At Thu, 13 Dec 2012 08:58:09 +0100, Bent Bisballe Nyeng wrote:
On 12/12/12 20:11, Takashi Iwai wrote:
At Wed, 12 Dec 2012 19:30:58 +0100, Bent Bisballe Nyeng wrote:
On 12/12/12 15:51, Takashi Iwai wrote:
At Wed, 12 Dec 2012 15:45:46 +0100, Bent Bisballe Nyeng wrote:
On 12/12/12 15:25, Takashi Iwai wrote:
At Wed, 12 Dec 2012 14:14:57 +0100, Bent Bisballe Nyeng wrote: > > On 12/12/12 14:05, Clemens Ladisch wrote: >> Bent Bisballe Nyeng wrote: >>> When recording, audible clicking sounds are present in the resulting >>> audio data. >>> >>> The corruption are composed of approximately 10 samples, and the >>> nature of the corrupted values are such that they could come from an >>> earlier buffer (the corrupted data resemble wav forms). >> >> This looks like a problem with your HDA controller; either the memory >> bus is overloaded so that some writes are dropped, or the hardware is >> just buggy. >> >> >> Regards, >> Clemens > > I tried to record some audio using windows 7 and here the noise was not > present indicating that it is not buggy hardware. > > Also, the system was not under load when the arecord call was made so if > the memory bus was overloaded I need another way to verify this. > > Are there any additional (useful) debugging info I can subtract from the > system that will help aiding the debugging process?
Which sound backend are you using at all? Does the problem appear if you run with -Dhw for arecord?
If it's using dsnoop or PulseAudio, the accuracy of DMA position reporting plays a big role. In that case, changing position_fix option cures often.
Takashi
There are no sound servers installed on the pc in question (it is a 'lean' pc) so arecord should be using the hardware directly already.
If you are using alsa-lib as is, it must be using dsnoop as default, which is pretty different from hw.
Takashi
Running arecord with -Dhw did not solve the issue.
I played around with the buffer-size and have concluded that even with a very large buffer the ticks are still present, precisely one tick per buffer. This results in fever ticks with greater buffer sizes, but ticks non-the-less.
Are there any special kernel parameters that I should set in order to make audio smooth?
As I wrote, check position_fix option.
Takashi
Setting the position_fix=2 (use the position-buffer) did the trick.
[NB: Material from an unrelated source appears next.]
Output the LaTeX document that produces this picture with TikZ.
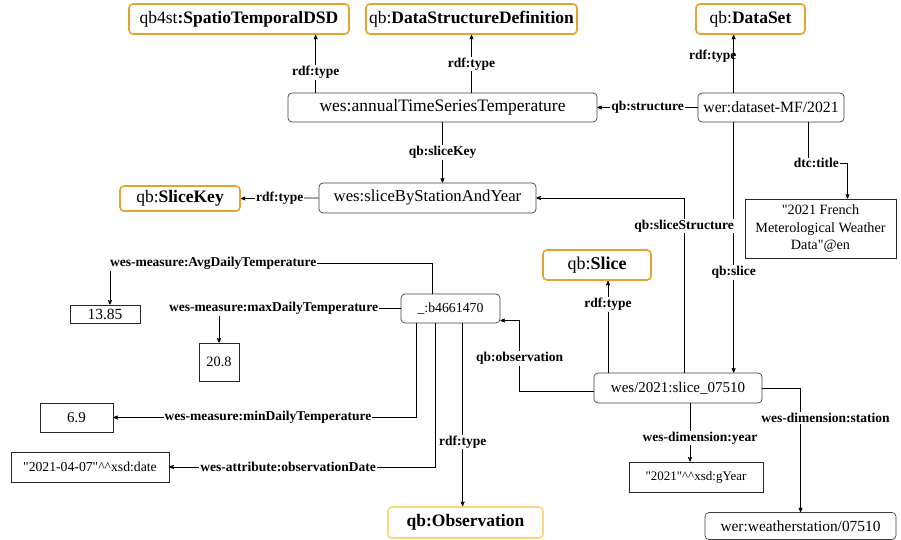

It now records nice and smooth.
Thank you very much for your help Takashi.
In the kernel documentation on the intel hda driver it is described that the position_fix parameter defaults to using the position_buffer, but falls back to the LPIB register if the position_buffer appears dead.
Does this mean that on my specific chip the position_buffer seems dead even though it isn't and the LPIB register doesn't work correctly?
It might be that the driver chooses a different default mode, depending on the controller. For example, the latest driver chooses position_fix=1 as default for Poulsbo (8086:811b) and Oaktrail (8086:080a), or for AMD chips.
Furthermore it is not clear to me what (if any?) the difference between the default value 0 and the value 2? Does 2 read the position-buffer without mmap and are therefore more CPU hungry than 0?
The mode 0 lets the driver check the validity of the position-buffer read then switch automatically to LPIB if it looks incorrect. Meanwhile the mode 2 is fixed to the position-buffer no matter what value is read.
The choice of position-buffer or LPIB register isn't about the performance. It's whether you can get the right value or not.